Op, I have no kids, and my middle two were similar - basically had a runny nose and some congestion starting in October and running through May. They were in daycare but it really didn’t start until around. Age 2 or 3 and then continued through pre-K for one and K for the other.

But they rarely got diarrhea or vomiting - maybe only 4 times per year? But lots of colds low grade fevers - rarely anything that resulted in antibiotics (like strep). They also have asthma, which was induced by colds, so that was stressful until we had it under control. My kids also had 3 hospitalizations for colds, so really got pretty sick a few times.

They are fine now - still get colds, in mid- to late elementary and middle school, but a lot less.

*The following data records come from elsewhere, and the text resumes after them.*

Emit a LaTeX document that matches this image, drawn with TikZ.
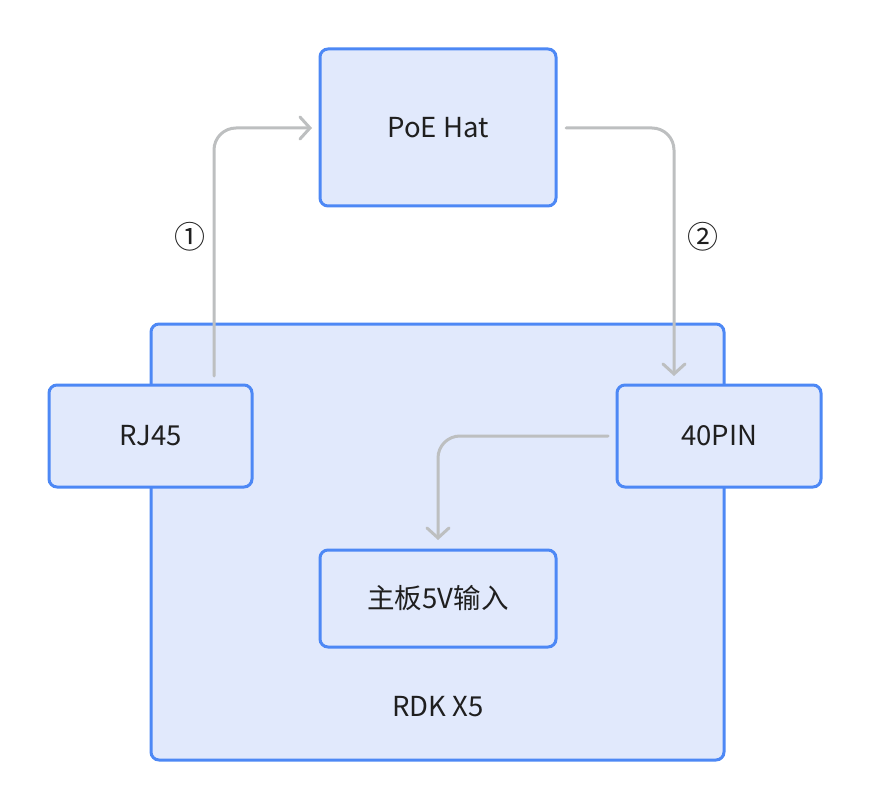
\documentclass[tikz,border=0pt]{standalone}
\usepackage{fontspec}
\setmainfont{Noto Sans CJK SC}
\usetikzlibrary{arrows.meta}
\definecolor{boxblue}{HTML}{4D88F5}
\definecolor{boxfill}{HTML}{E1E9FC}
\definecolor{linegray}{HTML}{BDBFC0}
\begin{document}
\begin{tikzpicture}[x=1pt,y=-1pt,
  box/.style={draw=boxblue,fill=boxfill,line width=3pt,rounded corners=8pt,inner sep=0pt,font=\fontsize{27.5}{32}\selectfont,text=black!88},
  conn/.style={draw=linegray,line width=3pt,rounded corners=22pt,line cap=round,-{Straight Barb[length=10pt,width=22pt,line cap=round]}},
  lbl/.style={font=\fontsize{31}{36}\selectfont,text=black!88}]
\useasboundingbox (0,0) rectangle (870,810);
\node[box,minimum width=573pt,minimum height=436pt] (rdk) at (437.5,542) {};
\node[font=\fontsize{27.5}{32}\selectfont,text=black!88] (rdklbl) at (438,707) {RDK X5};
\node[box,minimum width=236pt,minimum height=157pt] (poe) at (438,127.5) {PoE Hat};
\node[box,minimum width=203pt,minimum height=102pt] (rj) at (150.5,436) {RJ45};
\node[box,minimum width=204pt,minimum height=102pt] (pin) at (719,436) {40PIN};
\node[box,minimum width=236pt,minimum height=97pt] (main) at (438,598.5) {主板5V输入};
\coordinate (a1s) at (214,376);
\coordinate (a1e) at (312,128);
\coordinate (a2s) at (566,128);
\coordinate (a2e) at (674,376);
\coordinate (a3s) at (608,436);
\coordinate (a3e) at (438,540);
\draw[conn] (a1s) |- (a1e);
\draw[conn] (a2s) -| (a2e);
\draw[conn] (a3s) -| (a3e);
\node[lbl] (l1) at (190,237) {①};
\node[lbl] (l2) at (703,237) {②};
\end{tikzpicture}
\end{document}
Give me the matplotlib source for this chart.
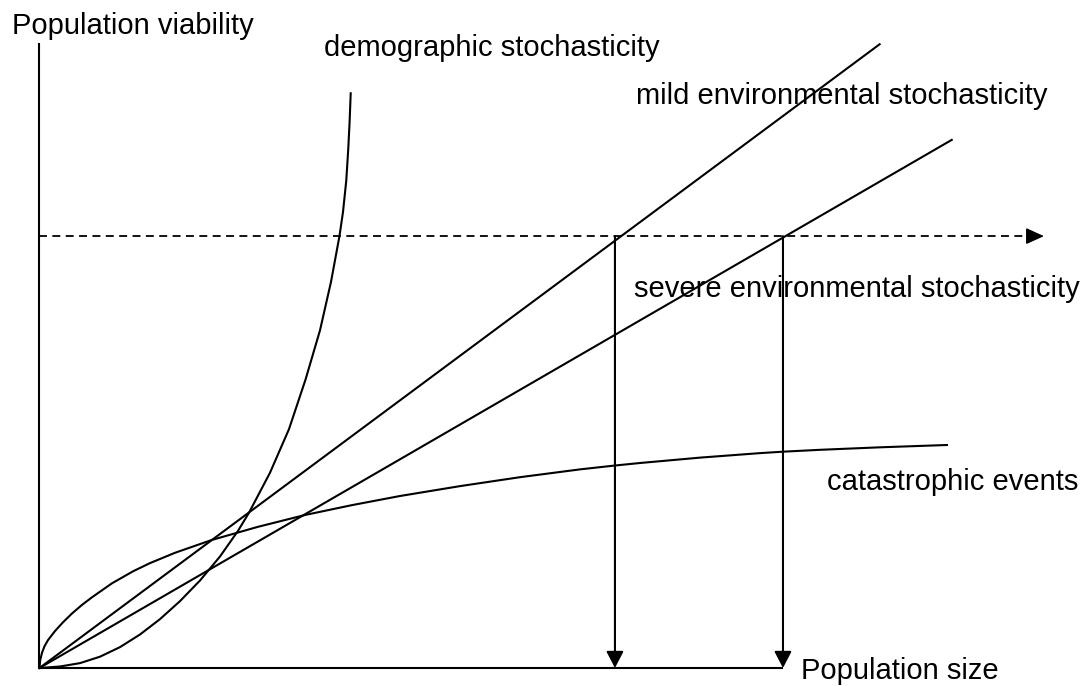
import numpy as np
import matplotlib.pyplot as plt
from matplotlib.patches import FancyArrowPatch

plt.rcParams['font.family'] = ['Liberation Sans', 'DejaVu Sans']

# population size (x) vs viability (y), both on a 0-100 scale
demo_size = [0, 2.76, 5.45, 8.14, 10.83, 13.52, 16.21, 18.90, 21.59, 24.28, 26.70, 28.18,
             31.00, 33.56, 35.78, 37.73, 39.21, 40.35, 40.82, 41.26, 41.53, 41.71, 41.86]
demo_viab = [0, 0.24, 0.78, 1.81, 3.34, 5.36, 7.82, 10.70, 14.0, 17.84, 21.94, 24.85,
             31.23, 38.22, 46.14, 54.03, 61.78, 69.12, 72.93, 77.95, 83.04, 87.36, 91.95]

cat_size = [0, 0.09, 0.34, 0.67, 1.14, 2.08, 3.16, 4.37, 5.72, 7.06, 9.75, 12.58, 14.86,
            18.22, 23.16, 29.39, 35.71, 42.03, 48.49, 56.56, 64.63, 72.70, 77.27, 80.77,
            88.84, 96.91, 100, 104.98, 113.05, 122.06]
cat_viab = [0, 1.22, 2.43, 3.47, 4.45, 5.90, 7.31, 8.72, 10.10, 11.31, 13.55, 15.47, 16.78,
            18.43, 20.48, 22.59, 24.48, 26.06, 27.52, 29.10, 30.53, 31.78, 32.38, 32.80,
            33.66, 34.38, 34.61, 34.91, 35.31, 35.68]

mild_size = [0, 113.0]
mild_viab = [0, 99.8]

severe_size = [0, 122.7]
severe_viab = [0, 84.5]

threshold = 69.1          # minimum viable level
threshold_end = 135.1     # end of the dashed arrow
min_viable_size = [77.4, 100.0]

labels = [
    ('Population viability', -3.7, 101.5),
    ('demographic stochasticity', 38.3, 97.9),
    ('mild environmental stochasticity', 80.2, 90.2),
    ('severe environmental stochasticity', 80.0, 59.4),
    ('catastrophic events', 105.9, 28.5),
    ('Population size', 102.4, -1.8),
]

fig = plt.figure(figsize=(10.89, 6.86), dpi=100)
ax = fig.add_axes([0, 0, 1, 1])
ax.set_xlim(-5.31, 141.16)
ax.set_ylim(-2.88, 106.88)
ax.axis('off')

lw = 1.5
# axes drawn as plain lines
ax.plot([0, 0], [0, 100], color='black', lw=lw, solid_capstyle='butt')
ax.plot([0, max(min_viable_size)], [0, 0], color='black', lw=lw, solid_capstyle='butt')

for xs, ys in [(demo_size, demo_viab), (cat_size, cat_viab),
               (mild_size, mild_viab), (severe_size, severe_viab)]:
    ax.plot(xs, ys, color='black', lw=lw, solid_joinstyle='round')

head_len = 2.1  # data units along x for the dashed arrow head
ax.plot([0, threshold_end - head_len], [threshold, threshold], color='black', lw=1.3,
        dashes=(4.4, 3.0))
ax.add_patch(FancyArrowPatch((threshold_end - head_len, threshold), (threshold_end, threshold),
                             arrowstyle='-|>,head_length=11,head_width=5', mutation_scale=1,
                             color='black', lw=1.1, shrinkA=0, shrinkB=0))

for x in min_viable_size:
    ax.add_patch(FancyArrowPatch((x, threshold), (x, 0),
                                 arrowstyle='-|>,head_length=10,head_width=5.2', mutation_scale=1,
                                 color='black', lw=lw, shrinkA=0, shrinkB=0))

for text, x, y in labels:
    ax.text(x, y, text, fontsize=21, ha='left', va='baseline', color='black')

fig.savefig('out.png', dpi=100, facecolor='white')
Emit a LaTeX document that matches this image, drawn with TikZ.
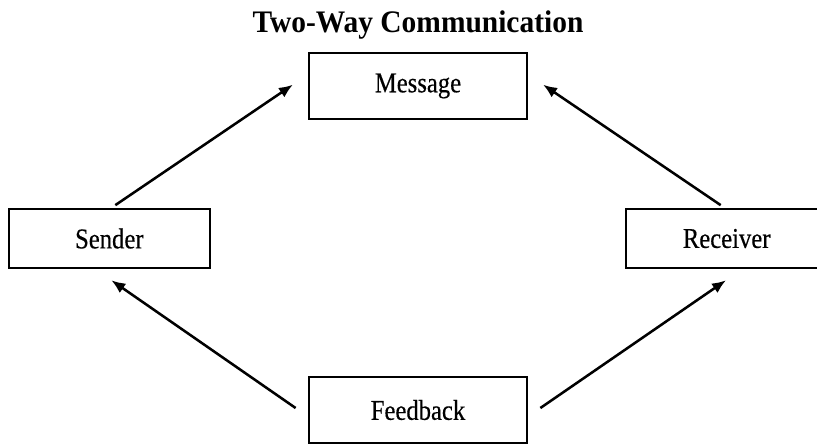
\documentclass[tikz,border=0pt]{standalone}
\usepackage{fontspec}
\setmainfont{Liberation Serif}
\newfontfamily\boxfont[FakeStretch=0.86,FakeBold=0.4]{Liberation Serif}
\newfontfamily\titlefont[FakeStretch=0.94]{Liberation Serif}
\usepackage{xcolor}
\usepackage{tikz}
\usetikzlibrary{arrows.meta}

\begin{document}
\begin{tikzpicture}[node distance=45.75pt, every node/.style={font=\boxfont\fontsize{21.5}{24}\selectfont},
    stagebox/.style={draw, rectangle, line width=1.6pt, minimum width=164pt, minimum height=49.5pt, align=center},
    sidebox/.style={stagebox, minimum width=151pt, minimum height=44pt},
    flow/.style={line width=1.9pt, -{Latex[length=10.5pt,width=8.5pt]}}]
    \useasboundingbox (0,0) rectangle (612.75pt,-332.25pt);
    \clip (0,0) rectangle (612.75pt,-332.25pt);

    % Title and the message box under it
    \node[font=\titlefont\bfseries\fontsize{23.5}{26}\selectfont] (title) at (313.5pt,-18.75pt) {Two-Way Communication};
    \node[stagebox, below of=title] (message) {Message};

    % Sender and receiver on both sides (receiver runs past the right edge)
    \node[sidebox, below of=message, xshift=-231.5pt, yshift=-68.65pt] (sender) {Sender};
    \node[sidebox, minimum width=180pt, below of=message, xshift=246pt, yshift=-68.65pt] (receiver) {Receiver\hspace*{29pt}};

    % Feedback at the bottom
    \node[stagebox, below of=message, yshift=-197.25pt] (feedback) {Feedback};

    % Arrows
    \draw[flow] ([xshift=4.5pt,yshift=2.25pt]sender.north) -- ([xshift=-11pt,yshift=1pt]message.west);
    \draw[flow] ([xshift=-19pt,yshift=2.25pt]receiver.north) -- ([xshift=11pt,yshift=1pt]message.east);
    \draw[flow] ([xshift=-9pt,yshift=1.5pt]feedback.west) -- ([xshift=1.5pt,yshift=-8.5pt]sender.south);
    \draw[flow] ([xshift=9pt,yshift=1.5pt]feedback.east) -- ([xshift=-15pt,yshift=-8.5pt]receiver.south);
\end{tikzpicture}
\end{document}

I’m a little surprised by how many absences you are reporting - mine probably stayed home twice per month but only for a day or two - just enough to get through the symptoms the daycare required (24 hrs for fever/.vomiting/after starting antibiotics) otherwise I would have been fired from my job. So mostly 2 day absences, and only 5 days three times (and two of those were hospitalizations). It is the same kid who has all those long absences, though, but she has ann over active immune system (asthma, food allergies), not a compromised one. I think some kids just get sick a lot.